Ils ne sont pas restés bloqués juste à leur sentiment : je like ou je ne
like pas ! J’aime ou pas ! J’aime sa tête ou je ne l’aime pas. Ils
ont écouté comment Pierre, sur l’ordre du Christ, était allé à la rencontre
d’un centurion romain, et l’avait baptisé avec toute sa famille ; ils ont
écouté Jacques qui a redis le projet de Dieu, rappelant les paroles des
prophètes de la première Alliance. Et ils sont tombés d’accord. Un long
processus, sous le signe de la Parole de Dieu.
N’avons-nous pas à faire de même
aujourd’hui ? Chrétiens, nous ne pourrons pas rester chez nous, en disant
cela ne sert à rien. Et de toute manière, untel ou unetelle va gagner.
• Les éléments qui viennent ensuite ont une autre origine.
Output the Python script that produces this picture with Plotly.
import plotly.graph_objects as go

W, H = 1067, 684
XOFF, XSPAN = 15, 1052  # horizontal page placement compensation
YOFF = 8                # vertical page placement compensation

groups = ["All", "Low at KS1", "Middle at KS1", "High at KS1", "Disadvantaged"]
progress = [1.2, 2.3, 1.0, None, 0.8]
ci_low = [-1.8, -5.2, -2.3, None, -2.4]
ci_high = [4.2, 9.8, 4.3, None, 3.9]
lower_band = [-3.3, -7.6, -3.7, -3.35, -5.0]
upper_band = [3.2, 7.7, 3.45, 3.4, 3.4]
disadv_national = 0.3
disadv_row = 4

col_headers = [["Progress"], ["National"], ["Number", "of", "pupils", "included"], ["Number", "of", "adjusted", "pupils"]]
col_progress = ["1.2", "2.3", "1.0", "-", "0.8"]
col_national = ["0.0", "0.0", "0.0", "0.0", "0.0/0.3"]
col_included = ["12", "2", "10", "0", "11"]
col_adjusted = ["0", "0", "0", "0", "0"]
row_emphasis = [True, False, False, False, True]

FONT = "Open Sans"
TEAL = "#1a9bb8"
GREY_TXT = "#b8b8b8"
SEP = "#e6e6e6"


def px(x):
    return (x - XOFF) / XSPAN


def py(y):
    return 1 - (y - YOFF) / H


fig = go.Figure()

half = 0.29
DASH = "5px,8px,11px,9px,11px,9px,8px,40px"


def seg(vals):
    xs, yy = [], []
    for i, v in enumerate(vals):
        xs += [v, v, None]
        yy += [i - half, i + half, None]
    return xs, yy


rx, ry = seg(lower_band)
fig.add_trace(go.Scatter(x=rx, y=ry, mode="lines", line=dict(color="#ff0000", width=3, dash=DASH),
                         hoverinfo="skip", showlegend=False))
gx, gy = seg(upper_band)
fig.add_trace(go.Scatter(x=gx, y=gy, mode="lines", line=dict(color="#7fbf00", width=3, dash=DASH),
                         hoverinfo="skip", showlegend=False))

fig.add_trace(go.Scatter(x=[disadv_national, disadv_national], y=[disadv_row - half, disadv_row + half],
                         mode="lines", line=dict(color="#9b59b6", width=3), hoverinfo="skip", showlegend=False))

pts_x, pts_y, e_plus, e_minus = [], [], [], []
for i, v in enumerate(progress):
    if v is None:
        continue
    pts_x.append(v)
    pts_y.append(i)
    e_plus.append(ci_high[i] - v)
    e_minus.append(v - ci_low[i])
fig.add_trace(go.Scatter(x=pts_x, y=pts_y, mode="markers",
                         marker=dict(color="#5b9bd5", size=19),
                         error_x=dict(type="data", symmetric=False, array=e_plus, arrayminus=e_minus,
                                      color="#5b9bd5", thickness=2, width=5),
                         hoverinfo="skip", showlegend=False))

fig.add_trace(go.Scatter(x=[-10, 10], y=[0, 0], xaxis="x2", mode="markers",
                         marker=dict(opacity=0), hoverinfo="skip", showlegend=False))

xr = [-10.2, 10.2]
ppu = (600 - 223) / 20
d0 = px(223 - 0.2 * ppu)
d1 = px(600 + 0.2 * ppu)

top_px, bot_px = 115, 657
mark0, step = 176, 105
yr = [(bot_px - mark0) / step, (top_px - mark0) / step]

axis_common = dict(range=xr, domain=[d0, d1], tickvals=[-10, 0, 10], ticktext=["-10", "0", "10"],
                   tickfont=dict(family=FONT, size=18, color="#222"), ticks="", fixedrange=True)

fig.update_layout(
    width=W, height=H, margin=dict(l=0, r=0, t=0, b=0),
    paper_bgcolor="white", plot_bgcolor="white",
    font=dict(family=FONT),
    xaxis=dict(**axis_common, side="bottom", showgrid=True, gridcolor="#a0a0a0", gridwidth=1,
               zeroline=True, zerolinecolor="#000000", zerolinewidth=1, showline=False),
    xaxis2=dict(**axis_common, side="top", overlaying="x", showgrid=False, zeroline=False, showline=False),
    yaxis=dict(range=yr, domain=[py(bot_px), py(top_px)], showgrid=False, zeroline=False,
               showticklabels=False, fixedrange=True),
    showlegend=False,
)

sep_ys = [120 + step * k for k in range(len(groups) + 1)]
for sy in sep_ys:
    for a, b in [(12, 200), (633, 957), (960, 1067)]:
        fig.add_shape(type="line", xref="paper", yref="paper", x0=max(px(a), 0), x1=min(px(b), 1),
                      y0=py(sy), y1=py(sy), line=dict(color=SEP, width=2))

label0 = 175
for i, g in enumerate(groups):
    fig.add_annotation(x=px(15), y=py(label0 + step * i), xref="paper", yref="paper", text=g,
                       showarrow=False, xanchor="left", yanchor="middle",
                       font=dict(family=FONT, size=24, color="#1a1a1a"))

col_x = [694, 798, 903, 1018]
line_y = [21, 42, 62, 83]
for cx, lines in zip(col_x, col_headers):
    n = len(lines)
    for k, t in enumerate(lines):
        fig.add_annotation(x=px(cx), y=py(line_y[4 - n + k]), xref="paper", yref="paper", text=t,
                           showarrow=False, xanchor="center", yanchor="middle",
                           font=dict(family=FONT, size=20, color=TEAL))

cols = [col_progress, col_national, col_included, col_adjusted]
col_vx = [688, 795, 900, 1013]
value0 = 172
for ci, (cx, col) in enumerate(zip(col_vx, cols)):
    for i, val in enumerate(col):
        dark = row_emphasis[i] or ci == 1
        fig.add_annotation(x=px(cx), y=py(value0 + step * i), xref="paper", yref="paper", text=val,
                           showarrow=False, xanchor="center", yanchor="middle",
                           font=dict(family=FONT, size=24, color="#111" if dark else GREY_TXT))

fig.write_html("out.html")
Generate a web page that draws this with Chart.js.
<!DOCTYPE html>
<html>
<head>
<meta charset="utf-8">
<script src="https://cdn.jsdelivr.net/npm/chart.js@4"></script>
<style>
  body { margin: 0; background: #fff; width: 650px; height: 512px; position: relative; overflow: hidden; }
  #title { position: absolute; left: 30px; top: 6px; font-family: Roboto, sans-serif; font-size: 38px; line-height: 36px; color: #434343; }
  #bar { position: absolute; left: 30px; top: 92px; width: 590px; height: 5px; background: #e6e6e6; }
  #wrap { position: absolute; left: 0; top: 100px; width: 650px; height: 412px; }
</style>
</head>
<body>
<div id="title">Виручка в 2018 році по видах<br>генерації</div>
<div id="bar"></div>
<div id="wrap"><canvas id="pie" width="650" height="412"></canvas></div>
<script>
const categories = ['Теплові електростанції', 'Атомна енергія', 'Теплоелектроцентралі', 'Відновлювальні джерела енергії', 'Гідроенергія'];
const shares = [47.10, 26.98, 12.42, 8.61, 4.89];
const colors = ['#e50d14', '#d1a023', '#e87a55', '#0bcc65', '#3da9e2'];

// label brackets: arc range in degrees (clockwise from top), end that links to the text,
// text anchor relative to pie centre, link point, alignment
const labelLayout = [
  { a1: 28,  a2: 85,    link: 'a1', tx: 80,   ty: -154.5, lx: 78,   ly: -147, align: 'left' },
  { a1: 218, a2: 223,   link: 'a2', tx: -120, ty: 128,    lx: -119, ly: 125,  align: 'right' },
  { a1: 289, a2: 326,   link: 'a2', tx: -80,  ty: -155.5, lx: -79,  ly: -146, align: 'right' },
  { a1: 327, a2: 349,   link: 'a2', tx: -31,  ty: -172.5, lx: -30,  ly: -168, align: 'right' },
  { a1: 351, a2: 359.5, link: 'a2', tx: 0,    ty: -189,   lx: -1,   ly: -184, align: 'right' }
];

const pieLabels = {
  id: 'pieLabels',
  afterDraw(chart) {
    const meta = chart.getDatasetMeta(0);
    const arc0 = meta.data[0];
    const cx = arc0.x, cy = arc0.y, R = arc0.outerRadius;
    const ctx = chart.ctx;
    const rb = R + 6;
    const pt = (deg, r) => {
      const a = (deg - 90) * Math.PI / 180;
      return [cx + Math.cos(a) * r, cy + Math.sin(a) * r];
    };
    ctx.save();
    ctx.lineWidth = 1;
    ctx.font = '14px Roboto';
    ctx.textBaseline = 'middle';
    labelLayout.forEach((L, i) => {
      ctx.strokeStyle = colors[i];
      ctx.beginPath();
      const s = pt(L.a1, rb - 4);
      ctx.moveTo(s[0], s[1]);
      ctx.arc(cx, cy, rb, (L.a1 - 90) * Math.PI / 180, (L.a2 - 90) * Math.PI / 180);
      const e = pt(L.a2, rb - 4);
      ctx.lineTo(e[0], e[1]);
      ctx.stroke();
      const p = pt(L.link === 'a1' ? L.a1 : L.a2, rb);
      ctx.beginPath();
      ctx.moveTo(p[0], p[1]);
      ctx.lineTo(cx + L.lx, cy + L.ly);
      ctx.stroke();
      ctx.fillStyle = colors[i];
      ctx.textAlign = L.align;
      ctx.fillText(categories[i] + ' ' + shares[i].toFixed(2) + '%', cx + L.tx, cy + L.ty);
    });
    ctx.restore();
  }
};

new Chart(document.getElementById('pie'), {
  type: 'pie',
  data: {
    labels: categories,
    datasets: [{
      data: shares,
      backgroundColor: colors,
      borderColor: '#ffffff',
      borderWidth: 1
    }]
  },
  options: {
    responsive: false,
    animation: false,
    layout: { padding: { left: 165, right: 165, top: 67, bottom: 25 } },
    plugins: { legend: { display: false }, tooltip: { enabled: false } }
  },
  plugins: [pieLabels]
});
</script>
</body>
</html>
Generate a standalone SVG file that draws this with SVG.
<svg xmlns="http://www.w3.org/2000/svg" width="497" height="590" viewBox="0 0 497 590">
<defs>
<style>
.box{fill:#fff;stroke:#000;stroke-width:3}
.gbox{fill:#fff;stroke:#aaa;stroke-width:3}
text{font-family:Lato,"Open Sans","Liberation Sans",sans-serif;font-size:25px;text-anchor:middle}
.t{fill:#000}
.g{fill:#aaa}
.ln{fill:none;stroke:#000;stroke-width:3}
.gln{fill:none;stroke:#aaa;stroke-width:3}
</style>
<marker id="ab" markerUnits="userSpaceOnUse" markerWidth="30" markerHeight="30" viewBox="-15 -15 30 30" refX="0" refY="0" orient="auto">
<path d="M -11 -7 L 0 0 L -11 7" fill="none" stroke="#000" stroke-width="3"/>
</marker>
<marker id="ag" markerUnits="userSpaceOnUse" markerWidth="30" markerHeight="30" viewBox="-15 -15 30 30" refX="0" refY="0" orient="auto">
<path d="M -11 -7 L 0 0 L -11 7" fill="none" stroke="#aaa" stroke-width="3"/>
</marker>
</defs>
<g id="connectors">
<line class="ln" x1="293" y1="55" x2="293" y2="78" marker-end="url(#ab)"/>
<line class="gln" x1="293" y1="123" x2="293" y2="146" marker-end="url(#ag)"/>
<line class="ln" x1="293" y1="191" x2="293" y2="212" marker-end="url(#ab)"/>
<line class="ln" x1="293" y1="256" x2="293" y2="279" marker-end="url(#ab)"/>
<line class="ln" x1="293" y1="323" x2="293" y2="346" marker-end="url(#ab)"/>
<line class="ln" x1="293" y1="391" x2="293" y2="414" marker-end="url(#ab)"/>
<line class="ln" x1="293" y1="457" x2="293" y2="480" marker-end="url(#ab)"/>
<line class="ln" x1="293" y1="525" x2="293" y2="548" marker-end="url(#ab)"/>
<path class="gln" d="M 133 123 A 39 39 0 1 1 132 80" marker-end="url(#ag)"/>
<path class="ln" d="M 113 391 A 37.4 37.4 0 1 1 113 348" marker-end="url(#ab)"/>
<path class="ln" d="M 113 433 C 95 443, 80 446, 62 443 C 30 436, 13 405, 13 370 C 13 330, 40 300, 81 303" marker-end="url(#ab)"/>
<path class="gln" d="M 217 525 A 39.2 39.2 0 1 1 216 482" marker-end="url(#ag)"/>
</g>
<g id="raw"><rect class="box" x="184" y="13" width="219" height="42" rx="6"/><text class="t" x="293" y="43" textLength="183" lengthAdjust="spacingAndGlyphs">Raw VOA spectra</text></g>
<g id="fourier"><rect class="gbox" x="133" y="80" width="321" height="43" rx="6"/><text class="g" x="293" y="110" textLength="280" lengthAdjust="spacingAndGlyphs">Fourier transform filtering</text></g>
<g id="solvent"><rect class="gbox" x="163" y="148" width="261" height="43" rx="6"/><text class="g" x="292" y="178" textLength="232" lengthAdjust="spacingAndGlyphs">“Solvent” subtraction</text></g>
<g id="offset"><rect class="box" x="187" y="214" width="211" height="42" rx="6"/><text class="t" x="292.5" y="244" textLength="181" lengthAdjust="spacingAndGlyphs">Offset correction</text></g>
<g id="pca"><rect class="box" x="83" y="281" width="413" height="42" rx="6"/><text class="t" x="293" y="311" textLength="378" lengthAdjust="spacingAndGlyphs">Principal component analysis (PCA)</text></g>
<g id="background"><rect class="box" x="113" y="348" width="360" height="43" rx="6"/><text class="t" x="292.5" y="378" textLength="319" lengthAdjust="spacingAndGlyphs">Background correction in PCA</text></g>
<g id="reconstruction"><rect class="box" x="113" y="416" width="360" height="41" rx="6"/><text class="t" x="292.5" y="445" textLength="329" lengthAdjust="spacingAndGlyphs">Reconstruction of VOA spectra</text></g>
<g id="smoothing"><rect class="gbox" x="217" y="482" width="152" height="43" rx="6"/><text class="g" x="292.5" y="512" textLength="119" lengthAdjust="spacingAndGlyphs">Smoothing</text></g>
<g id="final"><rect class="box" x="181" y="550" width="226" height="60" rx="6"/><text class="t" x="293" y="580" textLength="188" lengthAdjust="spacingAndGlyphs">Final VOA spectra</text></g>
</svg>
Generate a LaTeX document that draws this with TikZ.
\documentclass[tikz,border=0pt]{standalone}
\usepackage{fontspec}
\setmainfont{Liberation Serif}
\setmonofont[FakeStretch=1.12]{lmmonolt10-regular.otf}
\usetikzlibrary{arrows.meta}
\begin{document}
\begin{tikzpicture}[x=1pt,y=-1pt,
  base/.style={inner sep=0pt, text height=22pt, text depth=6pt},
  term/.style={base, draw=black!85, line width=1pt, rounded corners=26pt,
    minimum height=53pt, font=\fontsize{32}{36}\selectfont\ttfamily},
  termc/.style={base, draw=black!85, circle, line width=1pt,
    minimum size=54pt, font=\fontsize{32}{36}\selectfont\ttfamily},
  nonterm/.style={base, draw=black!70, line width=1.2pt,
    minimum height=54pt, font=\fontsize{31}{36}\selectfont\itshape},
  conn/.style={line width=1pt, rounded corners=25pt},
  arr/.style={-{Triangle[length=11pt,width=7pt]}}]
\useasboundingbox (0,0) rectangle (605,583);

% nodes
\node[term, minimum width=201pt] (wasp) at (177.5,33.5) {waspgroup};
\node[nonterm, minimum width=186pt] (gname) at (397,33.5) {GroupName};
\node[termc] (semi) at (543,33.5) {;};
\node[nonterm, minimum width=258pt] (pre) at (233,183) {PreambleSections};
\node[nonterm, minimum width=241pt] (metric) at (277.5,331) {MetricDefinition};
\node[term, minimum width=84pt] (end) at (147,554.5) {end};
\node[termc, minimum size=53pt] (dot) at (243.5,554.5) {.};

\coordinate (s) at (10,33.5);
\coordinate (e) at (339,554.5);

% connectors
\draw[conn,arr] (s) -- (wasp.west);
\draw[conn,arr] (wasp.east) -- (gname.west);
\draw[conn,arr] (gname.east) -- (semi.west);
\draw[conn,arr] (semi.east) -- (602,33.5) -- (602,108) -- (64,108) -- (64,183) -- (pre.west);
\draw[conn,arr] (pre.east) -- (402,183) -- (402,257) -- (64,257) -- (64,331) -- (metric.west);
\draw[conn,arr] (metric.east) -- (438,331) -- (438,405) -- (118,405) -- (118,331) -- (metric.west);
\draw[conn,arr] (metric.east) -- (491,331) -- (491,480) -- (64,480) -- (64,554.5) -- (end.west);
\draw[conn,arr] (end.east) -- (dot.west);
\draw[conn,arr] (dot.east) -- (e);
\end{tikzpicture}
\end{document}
Que j’y
aille ou pas ne changera rien. Nous avons notre part à prendre dans cette
grande question de l’Europe. Mais nous ne pouvons pas le faire sur notre
sentiment, ni contre untel qui est jugé incapable chez nous. Nous avons à dire
si nous faisons le choix de la paix par l’ouverture aux autres, ou si nous
prenons le risque du repli et des conséquences que ce repli a toujours
entraîné : l’instabilité au mieux, la guerre au pire. Parce que quand les
peuples se replient, ils finissent toujours par se comparer d’abord, à envier
ce qu’à l’autre ensuite, pour finalement aller le prendre par la force. Parce
qu’il vaut mieux que cela aille le mieux possible chez nous, même si l’autre
doit s’enfoncer dans la misère. Alors que nous pourrions décider de partager !
Le Christ lui-même ne nous invite-t-il pas à l’amour inconditionnel pour
tous ? Il nous dit aujourd’hui : Si
quelqu’un m’aime, il gardera ma parole (…). Celui qui ne m’aime pas ne garde
pas mes paroles. La parole du Christ nous fait tous frères ; la parole
du Christ nous fait l’obligation d’aimer ; la parole du Christ nous fait
l’obligation d’aider le petit et le faible. Ce
que vous avez fait à l’un de ces petits qui sont mes frères, c’est à moi que
vous l’avez fait.
Nous ne sommes pas moins chrétiens quand
nous votons que lorsque nous allons à la messe : les mêmes vertus sont à
mettre en œuvre dans les deux cas. Mais nous serons moins chrétiens, donc moins
humains, si, par peur, nous choisissons le repli, la fermeture à l’autre,
l’exclusion de celui qui est différent. Demandons à l’Esprit Saint de nous éclairer
encore, de nous faire comprendre toute la profondeur de la Parole de
Dieu ; qu’il nous éclaire dans nos décisions, petites ou grandes. Qu’il
nous montre où est le bien commun du plus grand nombre. Que notre conscience,
éclairée par l’Esprit Saint qui nous enseigne
tout, et nous fait souvenir de tout ce que [le Christ nous a] dit, nous
permette de faire entendre notre voix, et nous pousse à construire un monde de
paix, de liberté, d’égalité et de fraternité, pour nous et pour tous les
peuples de la terre, aujourd’hui et toujours. Amen.